**Instructions to follow**
Return the material exactly, first line through the line containing "const chartTitle = 'Figure", and nothing more. Pictures stay out.

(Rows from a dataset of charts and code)

# # # #

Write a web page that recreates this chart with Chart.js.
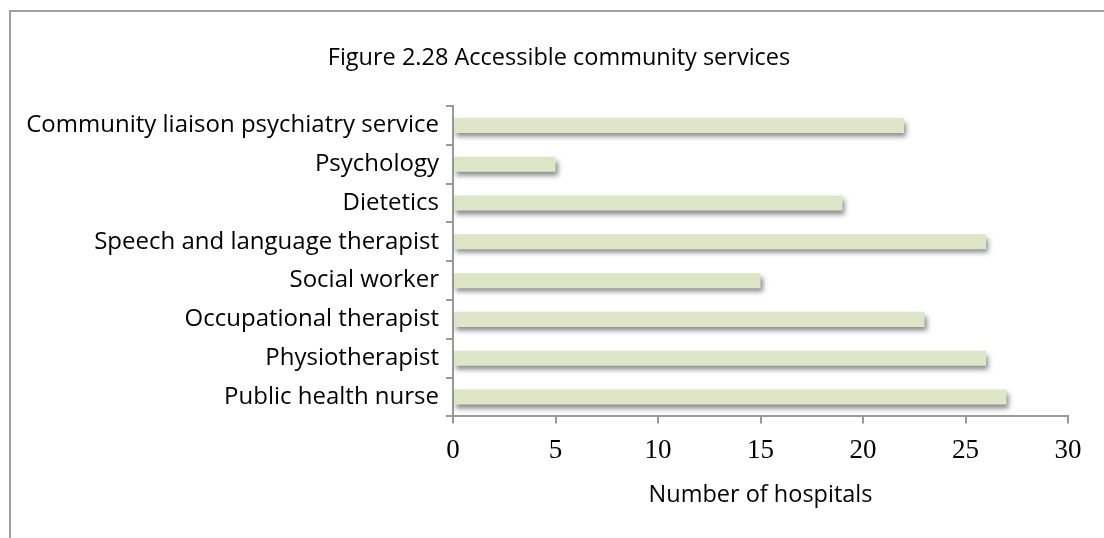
<!DOCTYPE html>
<html>
<head>
<meta charset="utf-8">
<script src="https://cdn.jsdelivr.net/npm/chart.js@4"></script>
<style>
  html, body { margin: 0; padding: 0; background: #fff; }
  #wrap { width: 1104px; height: 538px; position: relative; }
</style>
</head>
<body>
<div id="wrap"><canvas id="my-chart"></canvas></div>
<script>
const services = [
  'Community liaison psychiatry service',
  'Psychology',
  'Dietetics',
  'Speech and language therapist',
  'Social worker',
  'Occupational therapist',
  'Physiotherapist',
  'Public health nurse'
];
const hospitals = [22, 5, 19, 26, 15, 23, 26, 27];
const xTicks = [0, 5, 10, 15, 20, 25, 30];
const chartTitle = 'Figure 2.28 Accessible community services';

// outer frame like the original figure box, plus the figure title
// (title sits off-centre in the original, so it is drawn here)
const framePlugin = {
  id: 'frame',
  beforeDraw(chart) {
    const ctx = chart.ctx;
    ctx.save();
    ctx.strokeStyle = '#a0a0a0';
    ctx.lineWidth = 2;
    ctx.beginPath();
    ctx.moveTo(10, 538);
    ctx.lineTo(10, 11);
    ctx.lineTo(1104, 11);
    ctx.stroke();
    ctx.restore();
  },
  afterDraw(chart) {
    const ctx = chart.ctx;
    ctx.save();
    ctx.fillStyle = '#000';
    ctx.font = '23.5px "Open Sans"';
    ctx.textAlign = 'center';
    ctx.textBaseline = 'middle';
    ctx.fillText(chartTitle, 559, 58);
    ctx.restore();
  }
};

// soft drop shadow under the bars
const shadowPlugin = {
  id: 'barShadow',
  beforeDatasetDraw(chart) {
    const ctx = chart.ctx;
    ctx.save();
    ctx.shadowColor = 'rgba(60,60,70,0.6)';
    ctx.shadowBlur = 5;
    ctx.shadowOffsetX = 2;
    ctx.shadowOffsetY = 4;
  },
  afterDatasetDraw(chart) {
    chart.ctx.restore();
  }
};

const ctx = document.getElementById('my-chart').getContext('2d');
const chart = new Chart(ctx, {
  type: 'bar',
  data: {
    labels: services,
    datasets: [
      {
        label: 'Number of hospitals',
        data: hospitals,
        backgroundColor: '#dfe6c8',
        borderWidth: 0,
        barPercentage: 0.39,
        categoryPercentage: 1
      }
    ]
  },
  options: {
    indexAxis: 'y',
    responsive: true,
    maintainAspectRatio: false,
    animation: false,
    layout: { padding: { left: 0, right: 36, top: 106, bottom: 29 } },
    plugins: {
      legend: { display: false },
      tooltip: { enabled: false },
      title: { display: false }
    },
    scales: {
      x: {
        min: 0,
        max: 30,
        afterBuildTicks: scale => { scale.ticks = xTicks.map(v => ({ value: v })); },
        grid: { drawOnChartArea: false, tickLength: 7, color: '#999', lineWidth: 2 },
        border: { color: '#999', width: 2 },
        ticks: {
          color: '#000',
          padding: 11,
          font: { family: 'Liberation Serif', size: 27 }
        },
        title: {
          display: true,
          text: 'Number of hospitals',
          color: '#000',
          font: { family: 'Open Sans', size: 23.5 },
          padding: { top: 3, bottom: 0 }
        }
      },
      y: {
        afterFit: scale => { scale.width = 453; },
        grid: { drawOnChartArea: false, tickLength: 7, color: '#999', lineWidth: 2, offset: true },
        border: { color: '#999', width: 2 },
        ticks: {
          color: '#000',
          padding: 7,
          font: { family: 'Open Sans', size: 24 }
        }
      }
    }
  },
  plugins: [framePlugin, shadowPlugin]
});
</script>
</body>
</html>
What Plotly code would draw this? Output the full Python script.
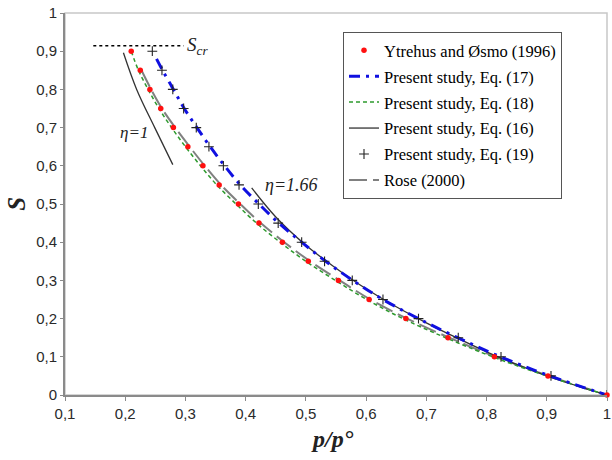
import plotly.graph_objects as go

# ---- data ----
S_levels = [0.90, 0.85, 0.80, 0.75, 0.70, 0.65, 0.60, 0.55, 0.50, 0.45,
            0.40, 0.35, 0.30, 0.25, 0.20, 0.15, 0.10, 0.05, 0.00]

ytrehus_p = [0.210, 0.225, 0.241, 0.259, 0.280, 0.304, 0.329, 0.356, 0.388, 0.422,
             0.461, 0.504, 0.554, 0.605, 0.666, 0.736, 0.813, 0.902, 1.000]
ytrehus_S = S_levels

eq19_p = [0.245, 0.261, 0.279, 0.297, 0.318, 0.339, 0.363, 0.389, 0.421, 0.454,
          0.493, 0.531, 0.577, 0.628, 0.687, 0.753, 0.824, 0.907, 1.000]
eq19_S = S_levels

eq17_p = [0.252, 0.262, 0.280, 0.298, 0.319, 0.341, 0.365, 0.391, 0.422, 0.455,
          0.493, 0.533, 0.578, 0.628, 0.687, 0.752, 0.823, 0.905, 1.000]
eq17_S = [0.88, 0.85, 0.80, 0.75, 0.70, 0.65, 0.60, 0.55, 0.50, 0.45,
          0.40, 0.35, 0.30, 0.25, 0.20, 0.15, 0.10, 0.05, 0.00]

eq18_p = [0.210, 0.222, 0.238, 0.256, 0.277, 0.300, 0.325, 0.352, 0.384, 0.418,
          0.457, 0.500, 0.549, 0.601, 0.661, 0.732, 0.810, 0.900, 1.000]
eq18_S = S_levels

rose_p = [0.227, 0.243, 0.261, 0.283, 0.307, 0.332, 0.359, 0.391, 0.425,
          0.464, 0.507, 0.556, 0.607, 0.668, 0.738, 0.815, 0.903, 1.000]
rose_S = [0.85, 0.80, 0.75, 0.70, 0.65, 0.60, 0.55, 0.50, 0.45,
          0.40, 0.35, 0.30, 0.25, 0.20, 0.15, 0.10, 0.05, 0.00]

eq16_p = [0.410, 0.450, 0.500, 0.550, 0.600, 0.650, 0.700, 0.750, 0.800, 0.850,
          0.900, 0.950, 1.000]
eq16_S = [0.542, 0.466, 0.392, 0.332, 0.278, 0.231, 0.189, 0.150, 0.113, 0.080,
          0.050, 0.024, 0.000]

eta1_p = [0.197, 0.219, 0.249, 0.279]
eta1_S = [0.896, 0.800, 0.700, 0.603]

scr_p = [0.147, 0.297]
scr_S = [0.914, 0.914]

x_ticks = [0.1, 0.2, 0.3, 0.4, 0.5, 0.6, 0.7, 0.8, 0.9, 1.0]
x_labels = ["0,1", "0,2", "0,3", "0,4", "0,5", "0,6", "0,7", "0,8", "0,9", "1"]
y_ticks = [0.0, 0.1, 0.2, 0.3, 0.4, 0.5, 0.6, 0.7, 0.8, 0.9, 1.0]
y_labels = ["0", "0,1", "0,2", "0,3", "0,4", "0,5", "0,6", "0,7", "0,8", "0,9", "1"]

serif = "Liberation Serif, Times New Roman, serif"
sans = "Liberation Sans, Arial, sans-serif"

PLOT_W = 612 - 65 - 5

fig = go.Figure()

# S_cr dotted line
fig.add_trace(go.Scatter(x=scr_p, y=scr_S, mode="lines", showlegend=False,
                         line=dict(color="black", width=1.5, dash="dot"),
                         hoverinfo="skip"))

# Rose (2000)
fig.add_trace(go.Scatter(x=rose_p, y=rose_S, mode="lines", name="Rose (2000)",
                         line=dict(color="#808080", width=2, dash="18px,6px", shape="spline"),
                         legendgroup="g6", legendrank=6))

# Eq. (16) eta = 1.66
fig.add_trace(go.Scatter(x=eq16_p, y=eq16_S, mode="lines", name="Present study, Eq. (16)",
                         line=dict(color="#333333", width=1.3, shape="spline"),
                         legendgroup="g4", legendrank=4))
# Eq. (16) eta = 1
fig.add_trace(go.Scatter(x=eta1_p, y=eta1_S, mode="lines", showlegend=False,
                         line=dict(color="#333333", width=1.3, shape="spline"),
                         legendgroup="g4"))

# Eq. (18)
fig.add_trace(go.Scatter(x=eq18_p, y=eq18_S, mode="lines", name="Present study, Eq. (18)",
                         line=dict(color="#2e9a2e", width=1.5, dash="4px,3px", shape="spline"),
                         legendgroup="g3", legendrank=3))

# Eq. (17)
fig.add_trace(go.Scatter(x=eq17_p, y=eq17_S, mode="lines", name="Present study, Eq. (17)",
                         line=dict(color="#1010e0", width=3, dash="11px,6px,3px,6px", shape="spline"),
                         legendgroup="g2", legendrank=2))

# Eq. (19)
fig.add_trace(go.Scatter(x=eq19_p, y=eq19_S, mode="markers", name="Present study, Eq. (19)",
                         marker=dict(symbol="cross-thin", size=7,
                                     line=dict(color="#222222", width=1.1)),
                         legendgroup="g5", legendrank=5))

# Ytrehus and Osmo
fig.add_trace(go.Scatter(x=ytrehus_p, y=ytrehus_S, mode="markers", name="Ytrehus and Øsmo (1996)",
                         marker=dict(symbol="circle", size=5.5, color="#ff1010"),
                         cliponaxis=False,
                         legendgroup="g1", legendrank=1))

fig.update_layout(
    width=612, height=460,
    margin=dict(l=65, r=5, t=13, b=64.5),
    paper_bgcolor="white", plot_bgcolor="white",
    showlegend=True,
    legend=dict(x=(343 - 65) / PLOT_W, y=(395.5 - 32) / 382.5, xanchor="left", yanchor="top",
                bgcolor="white", bordercolor="#555555", borderwidth=1,
                font=dict(family=serif, size=16.5, color="black"),
                traceorder="grouped", tracegroupgap=1.5),
    xaxis=dict(range=[0.1, 1.0], tickvals=x_ticks, ticktext=x_labels,
               showgrid=False, zeroline=False, automargin=False,
               ticklabeloverflow="allow",
               showline=True, linecolor="#8a8a8a", linewidth=2,
               ticks="outside", ticklen=4, tickcolor="#8a8a8a", tickwidth=1,
               tickfont=dict(family=sans, size=15, color="#2a2a2a")),
    yaxis=dict(range=[0, 1.0], tickvals=y_ticks, ticktext=y_labels,
               showgrid=False, zeroline=False, automargin=False,
               ticklabeloverflow="allow",
               showline=True, linecolor="#8a8a8a", linewidth=2,
               ticks="outside", ticklen=3, tickcolor="#8a8a8a", tickwidth=1,
               tickfont=dict(family=sans, size=15, color="#2a2a2a")),
    shapes=[dict(type="rect", xref="paper", yref="paper", x0=0, x1=1, y0=0, y1=1,
                 line=dict(color="#c8c8c8", width=1.5), layer="below")],
    annotations=[
        dict(x=(17 - 65) / PLOT_W, y=(395.5 - 204) / 382.5, xref="paper", yref="paper",
             text="<b><i>S</i></b>", textangle=-90, showarrow=False,
             xanchor="center", yanchor="middle",
             font=dict(family=serif, size=25, color="#222222")),
        dict(x=(332 - 65) / PLOT_W, y=(395.5 - 440) / 382.5, xref="paper", yref="paper",
             text="<b><i>p/p°</i></b>", showarrow=False,
             xanchor="center", yanchor="middle",
             font=dict(family=serif, size=24, color="#222222")),
        dict(x=0.300, y=0.914, xref="x", yref="y", text="<i>S<sub>cr</sub></i>",
             showarrow=False, xanchor="left", yanchor="middle",
             font=dict(family=serif, size=19, color="#222222")),
        dict(x=0.215, y=0.686, xref="x", yref="y", text="<i>η=1</i>",
             showarrow=False, xanchor="center", yanchor="middle",
             font=dict(family=serif, size=17, color="#222222")),
        dict(x=0.4765, y=0.55, xref="x", yref="y", text="<i>η=1.66</i>",
             showarrow=False, xanchor="center", yanchor="middle",
             font=dict(family=serif, size=18, color="#222222")),
    ],
)

fig.write_html("out.html",
               config={"displayModeBar": False},
               post_script="document.body.style.margin='0';document.body.style.overflow='hidden';")
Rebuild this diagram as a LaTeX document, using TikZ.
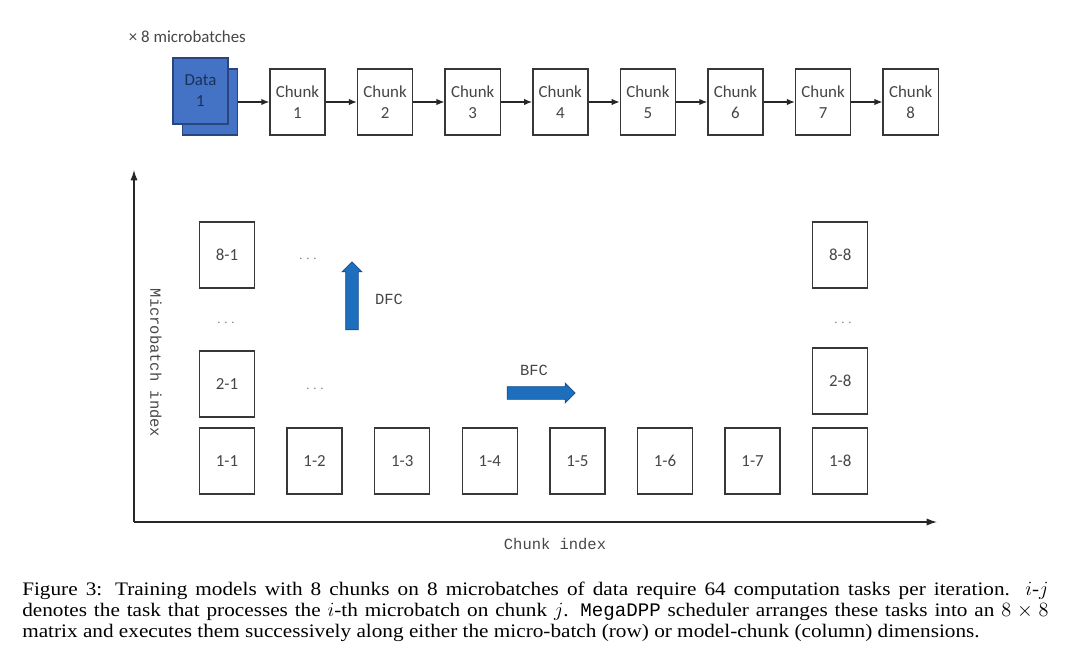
\documentclass[tikz,border=0pt]{standalone}
\usepackage{fontspec}
\setmainfont{Liberation Serif}
\setsansfont{Carlito}
\setmonofont{Liberation Mono}
\usetikzlibrary{arrows.meta,positioning,shapes.arrows}
\definecolor{datablue}{RGB}{68,114,196}
\definecolor{dataedge}{RGB}{40,70,125}
\definecolor{flowblue}{RGB}{30,110,190}
\definecolor{flowedge}{RGB}{22,78,140}
\definecolor{inkgray}{RGB}{55,55,55}
\definecolor{textgray}{RGB}{70,70,70}
\tikzset{
  box/.style={draw=inkgray,line width=1pt,fill=white,minimum width=1.375cm,minimum height=1.65cm,inner sep=0pt,align=center,font=\sffamily\fontsize{12}{15}\selectfont,text=textgray},
  chunk/.style={box},
  task/.style={box},
  data/.style={box,fill=datablue,draw=dataedge,text=dataedge!70!black},
  dots/.style={font=\sffamily\small,text=textgray!70},
  axlabel/.style={font=\ttfamily\fontsize{11}{13}\selectfont,text=textgray},
  link/.style={-{Latex[length=2mm,width=1.6mm]},draw=black!85,line width=0.9pt},
  axis/.style={-{Latex[length=2.6mm,width=1.8mm]},draw=black!85,line width=0.9pt},
  flow/.style={single arrow,draw=flowedge,fill=flowblue,line width=0.5pt,inner xsep=0pt,inner ysep=0.15cm,single arrow head extend=0.09cm,single arrow head indent=0pt,minimum height=1.7cm}
}
\begin{document}
\begin{tikzpicture}[x=0.025cm,y=-0.025cm]
  \useasboundingbox (0,0) rectangle (1080,657);

  % data and the chain of chunks
  \node[anchor=west,font=\sffamily\fontsize{12}{14}\selectfont,text=textgray] (times) at (124,37) {× 8 microbatches};
  \node[data] (databack) at (210,102) {};
  \node[data] (data) at (200.5,91) {Data\\1};
  \foreach \i in {1,...,8}
    \node[chunk] (c\i) at ({297.5+87.6*(\i-1)},102) {Chunk\\\i};
  \draw[link] (databack.east) -- (c1.west);
  \foreach \i [evaluate=\i as \j using int(\i+1)] in {1,...,7}
    \draw[link] (c\i.east) -- (c\j.west);

  % axes
  \coordinate (o) at (134,522);
  \coordinate (ytop) at (134,170);
  \coordinate (xend) at (937,522);
  \draw[axis] (o) -- (ytop);
  \draw[axis] (o) -- (xend);
  \node[axlabel,rotate=-90] (ylab) at (156,363) {Microbatch index};
  \node[axlabel] (xlab) at (555,544) {Chunk index};

  % task matrix
  \foreach \j in {1,...,8}
    \node[task] (t1-\j) at ({227+87.6*(\j-1)},461) {1-\j};
  \node[task] (t2-1) at (227,384) {2-1};
  \node[task] (t8-1) at (227,255) {8-1};
  \node[task] (t2-8) at (840.2,381) {2-8};
  \node[task] (t8-8) at (840.2,255) {8-8};
  \node[dots] (d1) at (308,259) {. . .};
  \node[dots] (d2) at (226,323) {. . .};
  \node[dots] (d3) at (315,389) {. . .};
  \node[dots] (d4) at (843,323) {. . .};

  % DFC / BFC
  \node[flow,rotate=90] (dfc) at (352,299) {};
  \node[axlabel] (dfclab) at (389,299) {DFC};
  \node[flow] (bfc) at (538,393) {};
  \node[axlabel] (bfclab) at (534,370) {BFC};

  % caption
  \node[anchor=north west,text width=25.65cm,align=justify,inner sep=0pt,font=\fontsize{13.6}{14.8}\selectfont\addfontfeature{FakeStretch=1.11}] (cap) at (22,582)
    {Figure 3: Training models with 8 chunks on 8 microbatches of data require 64 computation tasks per iteration. $i$-$j$\linebreak
     denotes the task that processes the $i$-th microbatch on chunk $j$. \texttt{MegaDPP} scheduler arranges these tasks into an $8\times 8$\linebreak
     matrix and executes them successively along either the micro-batch (row) or model-chunk (column) dimensions.};
\end{tikzpicture}
\end{document}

# # # #

**Solution to this exercise**
Write a web page that recreates this chart with Chart.js.
<!DOCTYPE html>
<html>
<head>
<meta charset="utf-8">
<script src="https://cdn.jsdelivr.net/npm/chart.js@4"></script>
<style>
  html, body { margin: 0; padding: 0; background: #fff; }
  #wrap { width: 1104px; height: 538px; position: relative; }
</style>
</head>
<body>
<div id="wrap"><canvas id="my-chart"></canvas></div>
<script>
const services = [
  'Community liaison psychiatry service',
  'Psychology',
  'Dietetics',
  'Speech and language therapist',
  'Social worker',
  'Occupational therapist',
  'Physiotherapist',
  'Public health nurse'
];
const hospitals = [22, 5, 19, 26, 15, 23, 26, 27];
const xTicks = [0, 5, 10, 15, 20, 25, 30];
const chartTitle = 'Figure 2.28 Accessible community services';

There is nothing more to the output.